The cosine function is a fundamental trigonometric function often abbreviated as "cos." This function relates an angle of a right triangle to the ratio of the length of the adjacent side to the hypotenuse. Essentially, for an angle \( \theta \) in a right triangle, \( \cos(\theta) = \frac{\text{adjacent}}{\text{hypotenuse}} \).

Cosine is particularly important because it extends beyond triangles to apply to functions and waves. This function oscillates between -1 and 1, creating a smooth wave pattern. The behavior of cosine repeats over a full circle every \(2\pi\) radians, or \(360^{\circ}\).

The inverse cosine, often called the arccosine and denoted as \( \cos^{-1} \) or \( \arccos \), is used to find the angle that corresponds to a particular cosine value. Its range is from \(0\) to \(\pi\) radians \([0^{\circ}, 180^{\circ}]\), providing us with the unique angle whose cosine is the specified number.

The unit circle is a critical concept in trigonometry used to define trigonometric functions. It is a circle with a radius of one, centered at the origin of a coordinate plane. Every point \((x, y)\) on this circle satisfies the equation \(x^2 + y^2 = 1\).

The unit circle assists in understanding angles and trigonometric functions more comprehensively. Each angle on the unit circle corresponds to a specific point, where the x-coordinate represents the cosine of the angle, and the y-coordinate represents the sine.

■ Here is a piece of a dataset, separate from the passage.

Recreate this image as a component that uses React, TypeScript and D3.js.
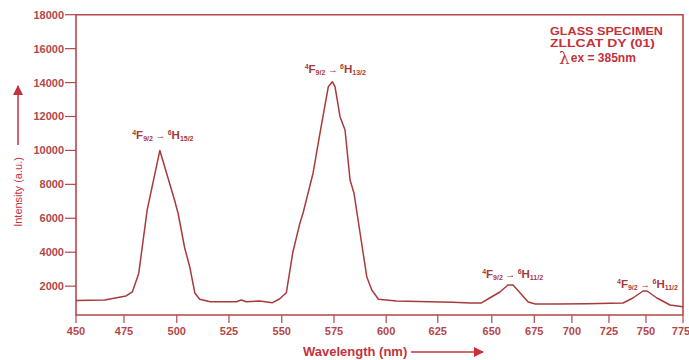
import React from "react";
import * as d3 from "d3";

// ---- data ----
const WAVELENGTH = [
  450, 465, 476, 479, 482, 486, 492, 499, 500.6, 503.8, 506.2, 508.7, 511, 516,
  528.5, 530.8, 533.2, 539.5, 545.6, 548.9, 552.2, 555.3, 558.7, 560.2, 565,
  568.3, 572.3, 574.2, 575.5, 577.9, 580.3, 582.7, 584.6, 587.5, 590.7, 593.1,
  596.3, 605, 621, 632, 640, 645, 649, 654.8, 659.5, 662.5, 666.7, 671.4, 675.7,
  690, 710, 734.5, 741.2, 748, 750.7, 757.4, 766.2, 775,
];
const INTENSITY = [
  1150, 1180, 1420, 1670, 2750, 6500, 10000, 7050, 6312, 4249, 3147, 1579, 1225,
  1084, 1084, 1184, 1084, 1125, 1025, 1243, 1614, 4000, 5723, 6312, 8670, 11027,
  13756, 14051, 13756, 11988, 11204, 8257, 7473, 5133, 2557, 1774, 1225, 1130,
  1084, 1050, 1000, 1000, 1302, 1656, 2068, 2068, 1597, 1066, 948, 950, 960,
  1007, 1302, 1715, 1715, 1302, 889, 789,
];
const X_TICKS = [450, 475, 500, 525, 550, 575, 600, 625, 650, 675, 700, 725, 750, 775];
const Y_TICKS = [2000, 4000, 6000, 8000, 10000, 12000, 14000, 16000, 18000];
const PEAKS = [
  { wl: 492, v: 10000, upper: "15/2" },
  { wl: 574.2, v: 14051, upper: "13/2" },
  { wl: 660.5, v: 2068, upper: "11/2" },
  { wl: 749, v: 1715, upper: "11/2" },
];
const LEGEND_LINES = ["GLASS SPECIMEN", "ZLLCAT DY (01)"];

// nonlinear axis: relative position of each x tick along the axis
const X_TICK_FRAC = [0, 0.079, 0.166, 0.252, 0.339, 0.425, 0.511, 0.596, 0.685, 0.755, 0.817, 0.878, 0.939, 1];

const W = 689;
const H = 360;
const M = { left: 76, right: 683, top: 14.7, bottom: 315 };
const AXIS = "#b4474a";
const LINE = "#a83a3c";
const LEGEND = "#c4323b";
const FONT = "'Liberation Sans', Arial, sans-serif";

export default function App() {
  const x = d3
    .scaleLinear()
    .domain(X_TICKS)
    .range(X_TICK_FRAC.map((f) => M.left + f * (M.right - M.left)));
  const y = d3.scaleLinear().domain([300, 18000]).range([M.bottom, M.top]);
  const pts = WAVELENGTH.map((w, i) => [w, INTENSITY[i]] as [number, number]);
  const line = d3
    .line<[number, number]>()
    .x((d) => x(d[0]))
    .y((d) => y(d[1]))
    .curve(d3.curveLinear);

  const peakOffsets = [-11, -9, -7, -3];
  const legendWidths = [113, 105];

  return (
    <svg
      width={W}
      height={H}
      style={{ position: "absolute", left: 0, top: 0, background: "#fff" }}
      fontFamily={FONT}
    >
      <defs>
        <marker id="arr" viewBox="0 0 10 10" refX="9" refY="5" markerWidth="7" markerHeight="7" orient="auto">
          <path d="M0,0 L10,5 L0,10 z" fill={LEGEND} />
        </marker>
      </defs>
      {/* frame */}
      <path
        d={`M${M.left},${M.top} L${M.right},${M.top} L${M.right},${M.bottom} L${M.left},${M.bottom} Z`}
        fill="none"
        stroke={AXIS}
        strokeWidth={1.6}
      />
      {/* y ticks */}
      {Y_TICKS.map((t) => (
        <g key={t}>
          <line x1={M.left - 11} x2={M.left} y1={y(t)} y2={y(t)} stroke={AXIS} strokeWidth={1.2} />
          <text x={M.left - 12} y={y(t) + 4} textAnchor="end" fontSize={11} fontWeight="bold" fill={AXIS}>
            {t}
          </text>
        </g>
      ))}
      {/* x ticks */}
      {X_TICKS.map((t, i) => (
        <g key={t}>
          <line x1={x(t)} x2={x(t)} y1={M.bottom} y2={M.bottom + 8} stroke={AXIS} strokeWidth={1.2} />
          <text
            x={i === X_TICKS.length - 1 ? x(t) - 2 : x(t)}
            y={M.bottom + 20}
            textAnchor="middle"
            fontSize={11}
            fontWeight="bold"
            fill={AXIS}
          >
            {t}
          </text>
        </g>
      ))}
      {/* curve */}
      <path d={line(pts) || ""} fill="none" stroke={LINE} strokeWidth={1.5} strokeLinejoin="round" />
      {/* peak labels */}
      {PEAKS.map((p, i) => (
        <text
          key={i}
          x={x(p.wl) + 3}
          y={y(p.v) + peakOffsets[i]}
          textAnchor="middle"
          fontWeight="bold"
          fill={LINE}
        >
          <tspan fontSize={7} dy={-4}>4</tspan>
          <tspan fontSize={11.5} dy={4}>F</tspan>
          <tspan fontSize={7} dy={2}>9/2</tspan>
          <tspan fontSize={9.5} dy={-2}>{" \u2192 "}</tspan>
          <tspan fontSize={7} dy={-4}>6</tspan>
          <tspan fontSize={11.5} dy={4}>H</tspan>
          <tspan fontSize={7} dy={2}>{p.upper}</tspan>
        </text>
      ))}
      {/* legend */}
      {LEGEND_LINES.map((s, i) => (
        <text
          key={s}
          x={550}
          y={35 + i * 11.5}
          fontSize={10.5}
          fontWeight="bold"
          fill={LEGEND}
          textLength={legendWidths[i]}
          lengthAdjust="spacingAndGlyphs"
        >
          {s}
        </text>
      ))}
      <text x={559} y={64} fill={LEGEND}>
        <tspan fontSize={17} fontFamily="'DejaVu Serif', serif">λ</tspan>
        <tspan fontSize={12} fontWeight="bold" dx={1} dy={-2}>ex = 385nm</tspan>
      </text>
      {/* axis titles */}
      <text
        transform={`translate(22,${192}) rotate(-90)`}
        textAnchor="middle"
        fontSize={11}
        fill={LEGEND}
      >
        Intensity (a.u.)
      </text>
      <line x1={18} x2={18} y1={145} y2={86} stroke={LEGEND} strokeWidth={1.5} markerEnd="url(#arr)" />
      <text x={303} y={356} fontSize={13} fontWeight="bold" fill={LEGEND}>
        Wavelength (nm)
      </text>
      <line x1={411} x2={483} y1={352} y2={352} stroke={LEGEND} strokeWidth={1.5} markerEnd="url(#arr)" />
    </svg>
  );
}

For example, considering the point on the unit circle where the cosine is \(-\sqrt{2}/2\), the relevant angles are those that provide this x-value. In particular, \(3\pi/4\) radians (or \(135^{\circ}\)) lies within the specified range for the inverse cosine and gives us the correct value.

Trigonometric identities are equations that hold true for all values of the included variables, relying only on trigonometric functions like sine, cosine, and tangent. These identities are instrumental in simplifying trigonometric expressions and solving equations.

• One of the most notable identities is the Pythagorean identity, \( \sin^2(\theta) + \cos^2(\theta) = 1 \), which is directly derived from the unit circle equation.
• The cosine of complementary angles identity, \( \cos(\theta) = \sin(\frac{\pi}{2} - \theta) \), shows how sine and cosine are related through complementary angles.
• Cofunction identities, like \( \cos(\pi - \theta) = -\cos(\theta) \), reveal symmetries and periodicities inherent in trigonometric functions.

Using these identities can simplify solving inverse trigonometric functions, like determining the angle associated with a given cosine value, whether it is \(-\sqrt{2}/2\) as in our original problem.